The Asters were the galaxy's scientists before the Ancient War, and they remained its scientists after it. Their response to the Breaking was archival: they gathered what could be gathered of the Pre-Cycle Age's technological knowledge, the Mega-Structure's design schematics, the records of enriched Neutronium research, and the astronomical data that described the galaxy before the war reshaped it. They preserved it all with the same systematic thoroughness that characterized everything they did.
The Asters understood, with the analytical clarity that was their defining characteristic, that whoever held the knowledge of how the Mega-Structure was built would eventually hold the advantage in any attempt to rebuild it. They were correct. Their Advanced Station starting bonus represents the living infrastructure of that knowledge-preservation effort — a research installation that other races must develop over time, the Asters inherited from their post-war archival program. The Asters do not fight to win the Ancient War's argument about who deserves enriched Neutronium. They fight to be the civilization that understands it best when the Mega-Structure is eventually reconstructed.
The Cycle of Universes
The 13 universes of Neutronium: Parallel Wars are not separate historical periods. They are iterations — the four races' 13 attempts to reconstruct the Mega-Structure that the Ancient War destroyed. Each universe begins with the same board, the same races, the same resources, and the same strategic problem. Each universe ends when Paradox X is triggered — the three artifacts collected, the universe reset, the cycle beginning again.
What changes across universes is knowledge. The Recovered Memories system — a card mechanic that unlocks narrative fragments as certain conditions are met — delivers pieces of the Pre-Cycle Age's history that were not available in the previous universe. Players learn more about the Ancient War across cycles. They learn more about who built Alpha Core and why. They learn more about what enriched Neutronium actually does to the consciousness that it preserves. Each new universe is played with all the strategic knowledge of the previous ones, which is why the game's competitive dynamics shift dramatically from early universes to late ones.

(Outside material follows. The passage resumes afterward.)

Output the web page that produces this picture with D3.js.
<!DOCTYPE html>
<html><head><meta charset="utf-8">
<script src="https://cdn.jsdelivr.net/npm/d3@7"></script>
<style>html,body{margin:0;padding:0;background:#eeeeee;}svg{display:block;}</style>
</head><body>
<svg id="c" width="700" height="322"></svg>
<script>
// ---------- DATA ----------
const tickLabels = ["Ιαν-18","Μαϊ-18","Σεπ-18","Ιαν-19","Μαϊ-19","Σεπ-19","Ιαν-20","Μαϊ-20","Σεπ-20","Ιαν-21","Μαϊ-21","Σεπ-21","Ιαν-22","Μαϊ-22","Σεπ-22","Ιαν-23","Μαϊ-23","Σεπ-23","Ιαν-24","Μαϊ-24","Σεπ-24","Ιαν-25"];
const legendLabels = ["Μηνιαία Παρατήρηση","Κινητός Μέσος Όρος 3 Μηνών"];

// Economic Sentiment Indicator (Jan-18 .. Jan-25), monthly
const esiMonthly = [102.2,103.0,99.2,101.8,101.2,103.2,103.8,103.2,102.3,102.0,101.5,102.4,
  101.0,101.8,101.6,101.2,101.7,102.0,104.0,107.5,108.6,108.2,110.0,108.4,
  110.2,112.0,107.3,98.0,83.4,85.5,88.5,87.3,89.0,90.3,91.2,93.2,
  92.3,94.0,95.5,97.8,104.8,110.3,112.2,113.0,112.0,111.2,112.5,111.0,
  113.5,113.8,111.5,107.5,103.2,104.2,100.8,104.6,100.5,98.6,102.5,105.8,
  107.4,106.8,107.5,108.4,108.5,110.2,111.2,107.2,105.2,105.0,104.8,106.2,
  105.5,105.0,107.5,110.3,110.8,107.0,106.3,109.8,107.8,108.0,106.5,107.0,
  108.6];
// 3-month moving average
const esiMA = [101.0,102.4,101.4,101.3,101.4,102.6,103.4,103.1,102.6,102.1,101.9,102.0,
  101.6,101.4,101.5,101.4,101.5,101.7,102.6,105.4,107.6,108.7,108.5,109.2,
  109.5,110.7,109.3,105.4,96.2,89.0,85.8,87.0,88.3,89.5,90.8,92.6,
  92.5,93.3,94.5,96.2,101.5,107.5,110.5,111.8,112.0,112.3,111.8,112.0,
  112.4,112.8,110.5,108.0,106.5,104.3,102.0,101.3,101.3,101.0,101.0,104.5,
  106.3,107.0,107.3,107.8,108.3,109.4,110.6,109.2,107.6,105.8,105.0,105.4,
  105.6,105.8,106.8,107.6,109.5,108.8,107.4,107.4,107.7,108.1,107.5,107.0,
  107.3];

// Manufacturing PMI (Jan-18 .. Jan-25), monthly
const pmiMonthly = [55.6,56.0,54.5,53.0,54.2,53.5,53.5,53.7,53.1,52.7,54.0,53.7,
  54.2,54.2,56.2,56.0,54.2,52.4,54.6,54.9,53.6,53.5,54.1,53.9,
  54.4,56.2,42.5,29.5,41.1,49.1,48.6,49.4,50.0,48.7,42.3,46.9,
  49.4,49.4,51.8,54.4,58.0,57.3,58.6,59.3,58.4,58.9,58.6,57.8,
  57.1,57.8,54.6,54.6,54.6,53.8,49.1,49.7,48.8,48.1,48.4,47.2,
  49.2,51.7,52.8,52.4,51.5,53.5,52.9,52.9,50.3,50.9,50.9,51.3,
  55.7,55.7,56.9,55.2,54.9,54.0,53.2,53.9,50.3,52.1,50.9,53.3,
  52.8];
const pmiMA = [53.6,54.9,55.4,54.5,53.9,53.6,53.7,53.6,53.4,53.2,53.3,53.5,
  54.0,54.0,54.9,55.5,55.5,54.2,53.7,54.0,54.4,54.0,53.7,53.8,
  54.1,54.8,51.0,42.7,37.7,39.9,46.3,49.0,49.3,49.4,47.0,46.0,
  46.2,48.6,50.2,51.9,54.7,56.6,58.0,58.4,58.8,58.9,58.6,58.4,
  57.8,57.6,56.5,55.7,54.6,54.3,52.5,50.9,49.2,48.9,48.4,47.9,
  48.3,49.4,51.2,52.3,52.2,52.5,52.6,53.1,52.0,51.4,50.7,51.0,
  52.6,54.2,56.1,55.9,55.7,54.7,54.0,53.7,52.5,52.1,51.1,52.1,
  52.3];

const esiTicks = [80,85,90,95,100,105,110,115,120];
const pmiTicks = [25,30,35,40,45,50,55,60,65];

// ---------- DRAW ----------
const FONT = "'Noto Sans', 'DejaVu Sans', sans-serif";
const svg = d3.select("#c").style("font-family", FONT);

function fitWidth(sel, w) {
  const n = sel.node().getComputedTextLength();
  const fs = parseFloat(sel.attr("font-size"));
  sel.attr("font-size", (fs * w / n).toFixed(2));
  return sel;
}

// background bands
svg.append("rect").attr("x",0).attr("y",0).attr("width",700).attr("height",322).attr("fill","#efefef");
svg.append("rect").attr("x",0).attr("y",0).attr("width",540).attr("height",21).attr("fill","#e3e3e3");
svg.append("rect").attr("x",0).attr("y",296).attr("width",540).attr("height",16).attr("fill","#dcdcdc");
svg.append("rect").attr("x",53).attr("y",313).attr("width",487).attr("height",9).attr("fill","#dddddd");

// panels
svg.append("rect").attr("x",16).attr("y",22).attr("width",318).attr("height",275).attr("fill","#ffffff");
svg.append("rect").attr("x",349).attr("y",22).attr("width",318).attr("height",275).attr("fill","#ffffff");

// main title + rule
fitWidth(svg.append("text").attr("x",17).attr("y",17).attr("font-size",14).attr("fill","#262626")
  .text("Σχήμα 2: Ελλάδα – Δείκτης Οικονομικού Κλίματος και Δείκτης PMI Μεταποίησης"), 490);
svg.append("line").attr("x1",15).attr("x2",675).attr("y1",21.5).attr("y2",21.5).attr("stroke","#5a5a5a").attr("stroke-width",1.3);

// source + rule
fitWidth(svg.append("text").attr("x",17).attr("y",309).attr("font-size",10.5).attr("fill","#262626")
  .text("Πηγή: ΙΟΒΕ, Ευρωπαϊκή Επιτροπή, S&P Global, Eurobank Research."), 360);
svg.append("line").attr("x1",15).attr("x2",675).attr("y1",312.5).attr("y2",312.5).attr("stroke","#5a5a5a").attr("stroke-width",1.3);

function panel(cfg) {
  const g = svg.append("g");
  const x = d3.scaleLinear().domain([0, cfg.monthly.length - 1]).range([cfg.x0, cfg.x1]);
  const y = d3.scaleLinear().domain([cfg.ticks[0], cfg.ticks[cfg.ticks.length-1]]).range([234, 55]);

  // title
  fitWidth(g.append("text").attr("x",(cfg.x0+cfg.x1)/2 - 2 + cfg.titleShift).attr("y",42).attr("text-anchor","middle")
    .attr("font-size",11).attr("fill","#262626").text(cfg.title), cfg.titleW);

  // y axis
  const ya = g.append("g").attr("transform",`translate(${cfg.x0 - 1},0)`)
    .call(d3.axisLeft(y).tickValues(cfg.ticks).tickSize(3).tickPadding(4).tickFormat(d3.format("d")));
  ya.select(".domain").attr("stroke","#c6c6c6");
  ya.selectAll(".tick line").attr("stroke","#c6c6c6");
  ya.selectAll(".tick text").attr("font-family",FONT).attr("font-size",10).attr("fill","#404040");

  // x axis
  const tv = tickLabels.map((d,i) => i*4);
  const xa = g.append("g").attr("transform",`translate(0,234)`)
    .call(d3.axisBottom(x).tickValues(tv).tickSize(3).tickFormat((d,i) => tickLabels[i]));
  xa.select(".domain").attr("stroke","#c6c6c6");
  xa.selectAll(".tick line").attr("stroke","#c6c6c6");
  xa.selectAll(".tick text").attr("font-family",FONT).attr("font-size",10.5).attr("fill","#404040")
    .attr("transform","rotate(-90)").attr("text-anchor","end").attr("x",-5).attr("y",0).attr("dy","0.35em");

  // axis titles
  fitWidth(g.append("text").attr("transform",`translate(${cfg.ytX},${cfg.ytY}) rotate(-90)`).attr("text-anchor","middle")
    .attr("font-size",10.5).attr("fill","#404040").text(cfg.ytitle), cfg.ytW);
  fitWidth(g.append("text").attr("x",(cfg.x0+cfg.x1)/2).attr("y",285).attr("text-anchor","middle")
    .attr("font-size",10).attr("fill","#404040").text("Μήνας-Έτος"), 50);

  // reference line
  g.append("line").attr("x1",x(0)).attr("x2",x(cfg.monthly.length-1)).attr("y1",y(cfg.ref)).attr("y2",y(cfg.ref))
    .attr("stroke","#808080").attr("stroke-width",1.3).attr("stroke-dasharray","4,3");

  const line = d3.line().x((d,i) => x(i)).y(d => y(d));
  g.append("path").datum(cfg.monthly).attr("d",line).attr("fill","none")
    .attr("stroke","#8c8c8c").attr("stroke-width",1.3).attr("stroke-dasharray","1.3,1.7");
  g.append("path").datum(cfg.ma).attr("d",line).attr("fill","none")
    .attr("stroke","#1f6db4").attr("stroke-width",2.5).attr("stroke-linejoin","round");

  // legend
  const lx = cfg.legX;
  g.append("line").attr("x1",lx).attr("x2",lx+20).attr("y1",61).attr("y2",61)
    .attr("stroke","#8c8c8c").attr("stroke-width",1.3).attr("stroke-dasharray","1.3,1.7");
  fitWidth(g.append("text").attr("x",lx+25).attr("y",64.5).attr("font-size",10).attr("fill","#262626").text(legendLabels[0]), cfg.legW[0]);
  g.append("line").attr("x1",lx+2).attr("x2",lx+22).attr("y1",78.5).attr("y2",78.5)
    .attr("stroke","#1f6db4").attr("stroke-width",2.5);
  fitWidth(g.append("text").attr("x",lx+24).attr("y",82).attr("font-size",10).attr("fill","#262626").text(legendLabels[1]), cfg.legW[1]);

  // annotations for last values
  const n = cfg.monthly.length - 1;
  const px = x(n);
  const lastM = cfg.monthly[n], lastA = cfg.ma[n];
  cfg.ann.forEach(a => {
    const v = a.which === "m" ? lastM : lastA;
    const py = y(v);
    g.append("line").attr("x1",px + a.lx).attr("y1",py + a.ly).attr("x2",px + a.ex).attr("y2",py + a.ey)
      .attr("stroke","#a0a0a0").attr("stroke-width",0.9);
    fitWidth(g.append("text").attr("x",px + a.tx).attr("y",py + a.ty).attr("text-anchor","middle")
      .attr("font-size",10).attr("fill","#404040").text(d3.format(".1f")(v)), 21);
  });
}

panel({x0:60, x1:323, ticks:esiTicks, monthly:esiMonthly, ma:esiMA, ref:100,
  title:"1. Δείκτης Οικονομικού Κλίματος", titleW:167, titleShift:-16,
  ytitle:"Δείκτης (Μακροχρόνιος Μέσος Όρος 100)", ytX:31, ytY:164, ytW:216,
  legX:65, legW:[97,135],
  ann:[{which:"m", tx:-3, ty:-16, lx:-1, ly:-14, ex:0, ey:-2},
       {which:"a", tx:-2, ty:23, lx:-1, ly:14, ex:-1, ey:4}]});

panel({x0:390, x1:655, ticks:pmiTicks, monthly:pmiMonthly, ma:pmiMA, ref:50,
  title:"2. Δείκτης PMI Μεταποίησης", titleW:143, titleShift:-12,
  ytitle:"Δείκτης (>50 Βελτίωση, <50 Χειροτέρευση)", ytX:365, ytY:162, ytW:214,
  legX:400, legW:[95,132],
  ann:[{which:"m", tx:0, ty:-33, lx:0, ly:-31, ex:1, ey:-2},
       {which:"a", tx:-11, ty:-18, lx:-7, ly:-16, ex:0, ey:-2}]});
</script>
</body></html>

The 13th universe is the last opportunity to reconstruct the Mega-Structure correctly — or to choose not to. The lore of the Ancient War frames this choice: if the races rebuild the Mega-Structure, they complete the cycle that the Ancient War interrupted. If they prevent it, they break the cycle permanently. Both outcomes are winning conditions. Which one a player pursues depends entirely on what they believe the Ancient War was actually about.